-- start RAW DATA --

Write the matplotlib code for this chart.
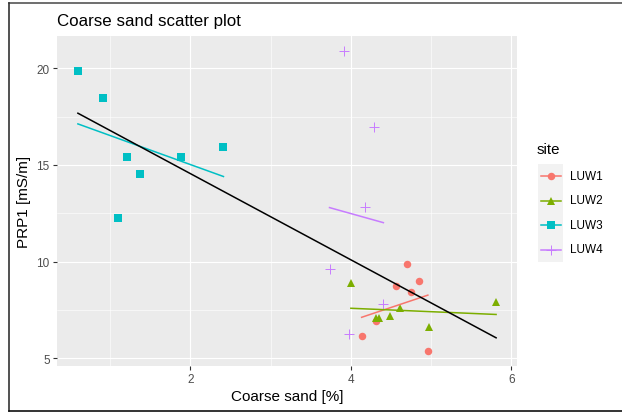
import numpy as np
import matplotlib
matplotlib.use("Agg")
import matplotlib.pyplot as plt
from matplotlib.ticker import MultipleLocator
from matplotlib.lines import Line2D

plt.rcParams['font.family'] = ['Liberation Sans', 'DejaVu Sans']

# === data ===
sites = ['LUW1', 'LUW2', 'LUW3', 'LUW4']
colors = ['#F8766D', '#7CAE00', '#00BFC4', '#C77CFF']
markers = ['o', '^', 's', '+']
msizes = [5.4, 6.2, 5.2, 7.5]

luw1_x = [4.705, 4.843, 4.563, 4.750, 4.313, 4.134, 4.959]
luw1_y = [9.85, 9.01, 8.75, 8.40, 6.90, 6.14, 5.37]
luw2_x = [4.000, 4.313, 4.355, 4.488, 4.613, 4.975, 5.809]
luw2_y = [8.87, 7.06, 7.06, 7.18, 7.58, 6.59, 7.92]
luw3_x = [0.600, 0.918, 1.209, 1.375, 1.100, 1.888, 2.413]
luw3_y = [19.86, 18.48, 15.40, 14.54, 12.26, 15.40, 15.93]
luw4_x = [3.913, 4.284, 4.175, 3.734, 4.405, 3.980]
luw4_y = [20.89, 16.98, 12.81, 9.61, 7.78, 6.24]

xs = [luw1_x, luw2_x, luw3_x, luw4_x]
ys = [luw1_y, luw2_y, luw3_y, luw4_y]

W, H = 622, 414
fig = plt.figure(figsize=(W / 100, H / 100), dpi=100)
ax = fig.add_axes([57 / W, (H - 367) / H, 460 / W, 330 / H])
ax.set_facecolor('#EBEBEB')

# points
for x, y, c, m, s in zip(xs, ys, colors, markers, msizes):
    if m == '+':
        ax.plot(x, y, ls='none', marker=m, ms=s, mew=0.7, color=c, zorder=2)
    else:
        ax.plot(x, y, ls='none', marker=m, ms=s, mew=0, color=c, zorder=2)

# lm fit per site
for x, y, c in zip(xs, ys, colors):
    x = np.array(x); y = np.array(y)
    b, a = np.polyfit(x, y, 1)
    xx = np.array([x.min(), x.max()])
    ax.plot(xx, a + b * xx, color=c, lw=1.1, zorder=3)

# overall lm fit
all_x = np.concatenate([np.array(v) for v in xs])
all_y = np.concatenate([np.array(v) for v in ys])
b, a = np.polyfit(all_x, all_y, 1)
xx = np.array([all_x.min(), all_x.max()])
ax.plot(xx, a + b * xx, color='black', lw=1.1, zorder=4)

ax.margins(0.05)
ax.xaxis.set_major_locator(MultipleLocator(2))
ax.xaxis.set_minor_locator(MultipleLocator(1))
ax.yaxis.set_major_locator(MultipleLocator(5))
ax.yaxis.set_minor_locator(MultipleLocator(2.5))
ax.grid(which='major', color='white', lw=0.8)
ax.grid(which='minor', color='white', lw=0.4)
ax.set_axisbelow(True)
for sp in ax.spines.values():
    sp.set_visible(False)
ax.tick_params(which='major', length=2.7, width=0.8, color='#333333',
               labelcolor='#4D4D4D', labelsize=8.5, pad=2.5)
ax.tick_params(which='minor', length=0)

ax.set_xlabel('Coarse sand [%]', fontsize=11, labelpad=3)
ax.set_ylabel('PRP1 [mS/m]', fontsize=11, labelpad=4)
ax.set_title('Coarse sand scatter plot', loc='left', fontsize=12.2, pad=8)

# legend
fig.text(537 / W, 1 - 150 / H, 'site', fontsize=10.8, va='center', ha='left')
lax = fig.add_axes([538 / W, (H - 263) / H, 25 / W, 98 / H])
lax.set_facecolor('#F2F2F2')
lax.set_xlim(0, 1)
lax.set_ylim(len(sites), 0)
lax.set_xticks([]); lax.set_yticks([])
for sp in lax.spines.values():
    sp.set_visible(False)
for i, (name, c, m, s) in enumerate(zip(sites, colors, markers, msizes)):
    yc = i + 0.5
    lax.plot([0.1, 0.9], [yc, yc], color=c, lw=1.1)
    if m == '+':
        lax.plot([0.5], [yc], marker=m, ms=s, mew=0.7, color=c)
    else:
        lax.plot([0.5], [yc], marker=m, ms=s, mew=0, color=c)
    fig.text(570 / W, 1 - (164.75 + 24.5 * yc) / H, name, fontsize=8.5,
             va='center', ha='left')

# screenshot frame
fig.add_artist(Line2D([8.5 / W, 1], [1 - 4 / H, 1 - 4 / H], color='#555555', lw=1.2))
fig.add_artist(Line2D([8.5 / W, 8.5 / W], [2 / H, 1 - 4 / H], color='#333333', lw=1.2))
fig.add_artist(Line2D([8.5 / W, 1], [2 / H, 2 / H], color='#111111', lw=1.2))

fig.savefig('out.png', dpi=100)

-- end RAW DATA --

* AIM: Leave the pictures out and please restate exactly the lines running from the start of the material through the one with "from matplotlib.lines import Line2D".

* WRITTEN SOLUTION:
Write the matplotlib code for this chart.
import numpy as np
import matplotlib
matplotlib.use("Agg")
import matplotlib.pyplot as plt
from matplotlib.ticker import MultipleLocator
from matplotlib.lines import Line2D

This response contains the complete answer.